Erfahrungen weitergeben

„Wir möchten unsere Eindrücke und Erfahrungen weitergeben, Witten erreichen und mit anderen ins Gespräch kommen, um über die Ethik und Geschichte von Medizin im Nationalsozialismus zu informieren“, sagt Anna Enninger, Medizinstudentin an der UW/H im 10. Semester und Mitglied des Organisationsteams. In einer moderierten Poster- und Foto-Ausstellung werden Themen wie „Ehefrauen von SS-Männern“, „Deutsche Industrie in der NS-Zeit und heute“ sowie „Queeres Leben und Verfolgung“ oder „Patenschaft der Stolpersteine in Witten“ präsentiert. Auch werden Ausstellungstafeln von Wittener Bürgerinnen und Bürgern gezeigt, die Opfer des Nationalsozialismus wurden; die Tafeln wurden durch den Lions Club Witten Rebecca Hanf angefertigt, deren Namensgeberin in Witten lebte und als Jüdin in Auschwitz umgebracht wurde.

Vortrag über Auschwitz-Überlebenden

Am Abend findet ein Podiumsgespräch zum Thema „(Ent)humanisierung in der Medizin heute“ statt, welches sich mit der Entstehung von Ausgrenzung und Diskriminierung und Möglichkeiten der Überwindung beschäftigt. Darüber hinaus hält Prof. Dr. Peter Selg einen Vortrag über den Auschwitz-Überlebenden Primo Levi (1919-1987) und die Aktualität seiner Lagererfahrungen und deren Konsequenzen, in gesellschaftspolitischer wie medizinethischer Hinsicht.

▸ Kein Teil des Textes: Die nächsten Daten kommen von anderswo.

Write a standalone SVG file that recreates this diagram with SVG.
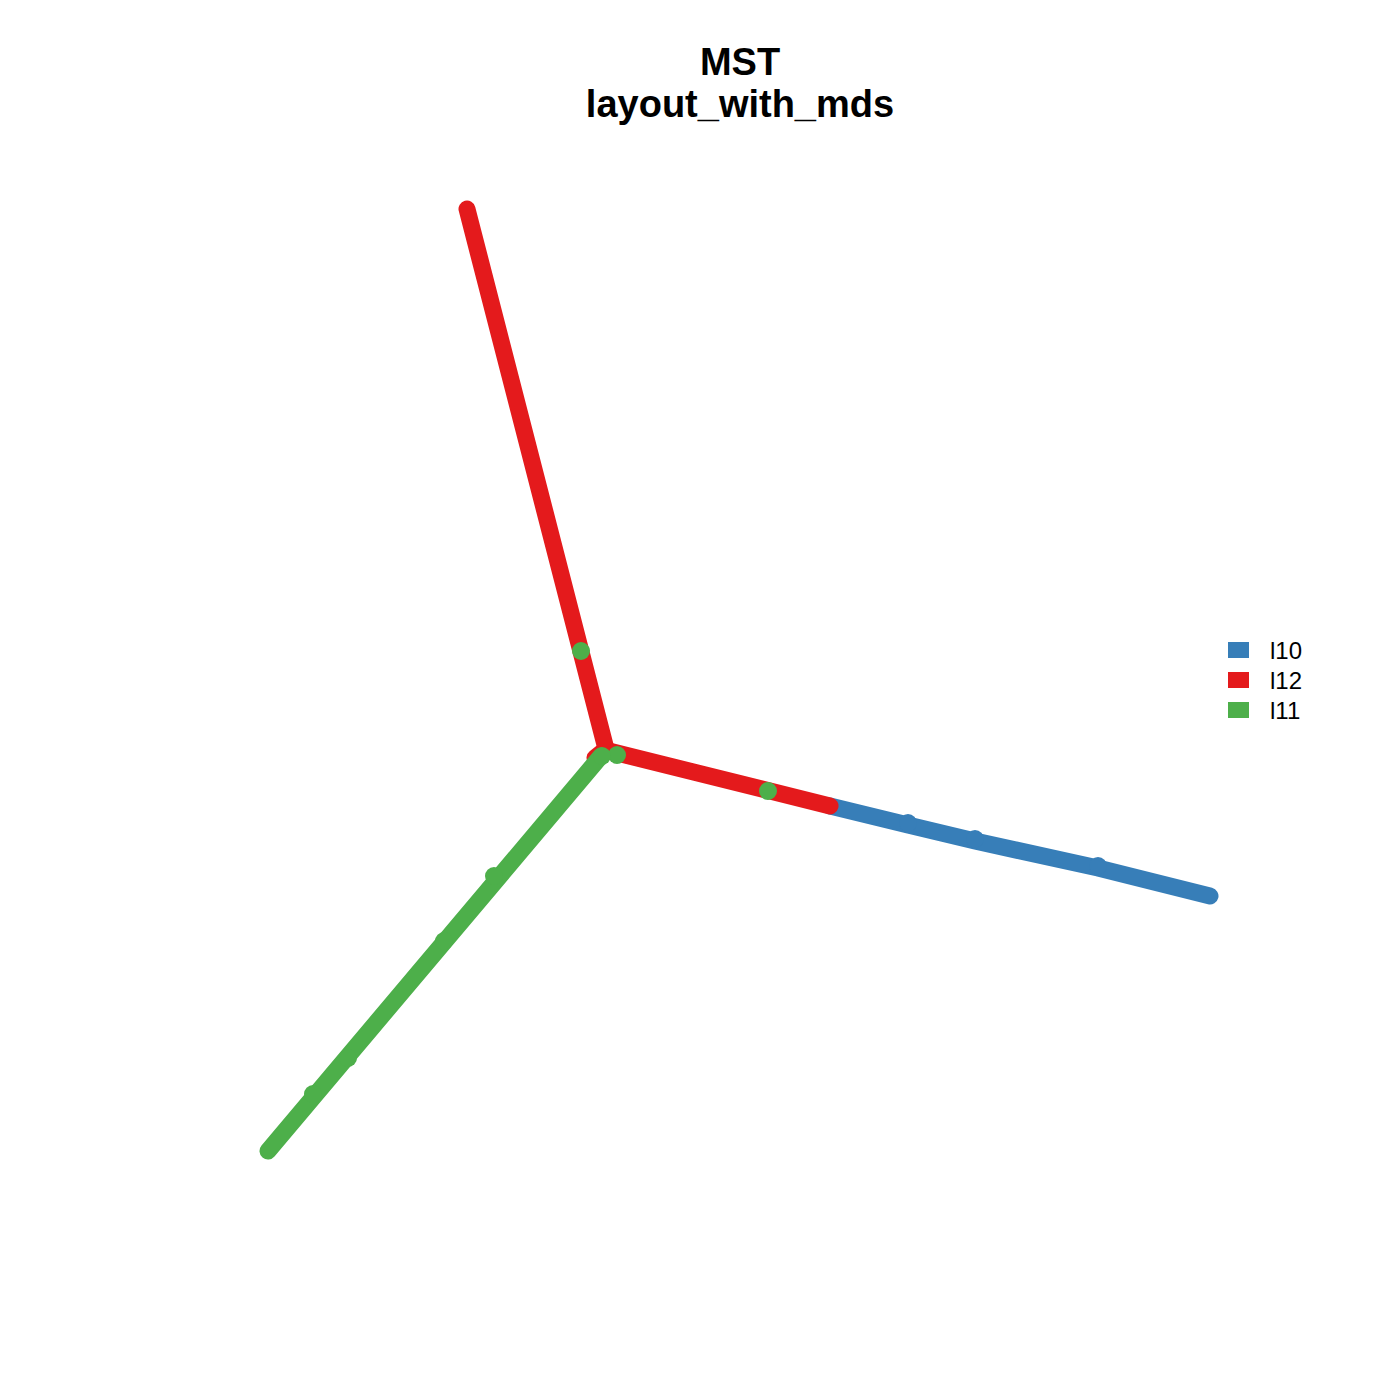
<svg xmlns="http://www.w3.org/2000/svg" width="1400" height="1400" viewBox="0 0 1400 1400">
<style>
.t{font-family:"Liberation Sans",Arial,sans-serif;font-weight:bold;font-size:38px;text-anchor:middle;fill:#000}
.l{font-family:"Liberation Sans",Arial,sans-serif;font-size:24px;fill:#000}
.arm{fill:none;stroke-width:17;stroke-linecap:round;stroke-linejoin:round}
.b{stroke:#377EB8}.r{stroke:#E41A1C}.g{stroke:#4DAF4A}
.bd{fill:#377EB8}.rd{fill:#E41A1C}.gd{fill:#4DAF4A}
</style>
<rect width="1400" height="1400" fill="#fff"/>
<text class="t" x="740" y="75">MST</text>
<text class="t" x="740" y="117">layout_with_mds</text>
<g id="connectors">
<path class="arm b" d="M830,806 L908,825 L975,841 L1098,868 L1210,896"/>
<path class="arm r" d="M595,758 L605,750 L830,806"/>
<path class="arm r" d="M467,209 L605,745"/>
<path class="arm g" d="M601,756 L268,1151"/>
</g>
<g id="nodes">
<g id="blue-nodes">
<circle class="bd" cx="908" cy="823" r="9"/>
<circle class="bd" cx="975" cy="839" r="9"/>
<circle class="bd" cx="1098" cy="866" r="9"/>
</g>
<g id="green-nodes">
<circle class="gd" cx="581" cy="651" r="9"/>
<circle class="gd" cx="617" cy="755" r="9"/>
<circle class="gd" cx="602" cy="756" r="9"/>
<circle class="gd" cx="768" cy="791" r="9"/>
<circle class="gd" cx="494" cy="876" r="9"/>
<circle class="gd" cx="444" cy="941" r="9"/>
<circle class="gd" cx="348" cy="1058" r="9"/>
<circle class="gd" cx="313" cy="1094" r="9"/>
</g>
</g>
<g id="legend">
<rect x="1228" y="642" width="21" height="16" fill="#377EB8"/>
<rect x="1228" y="672" width="21" height="16" fill="#E41A1C"/>
<rect x="1228" y="702" width="21" height="16" fill="#4DAF4A"/>
<text class="l" x="1270" y="659">l10</text>
<text class="l" x="1270" y="689">l12</text>
<text class="l" x="1270" y="719">l11</text>
</g>
</svg>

„Primo Levi sah sich einer weltgeschichtlichen, politischen und ökologischen Situation gegenüber, die unübersehbar Züge der Unlösbarkeit und Unentrinnbarkeit vorwies und aus dem miterlebten Bösen des Faschismus und Nationalsozialismus, der Verfremdung und dem Missbrauch von Wissenschaft und Technik, aus der Ideologisierung und dramatischen Enthumanisierung bis hin zu den Gaskammern nichts gelernt und keine Konsequenzen gezogen hatte“, erklärt Peter Selg, Professor für anthropologische Grundlagen der Medizin. Seine regelmäßigen, öffentlichen Beiträge thematisieren seit vielen Jahren grundlegend die Ideengeschichte und Ethik der Medizin. Gemeinsam mit Diethard Tauschel vom IBAM ist er Initiator des medizinethischen Modell-Curriculums „Ärztliche Bewusstseinsbildung“ an der UW/H, in dessen Rahmen auch die Exkursion in die Gedenkstätte Auschwitz-Birkenau stattfand.

Der öffentliche Präsentations- und Diskurstag wird aus Spenden und von der Bethe-Stiftung finanziert. Der Eintritt ist frei.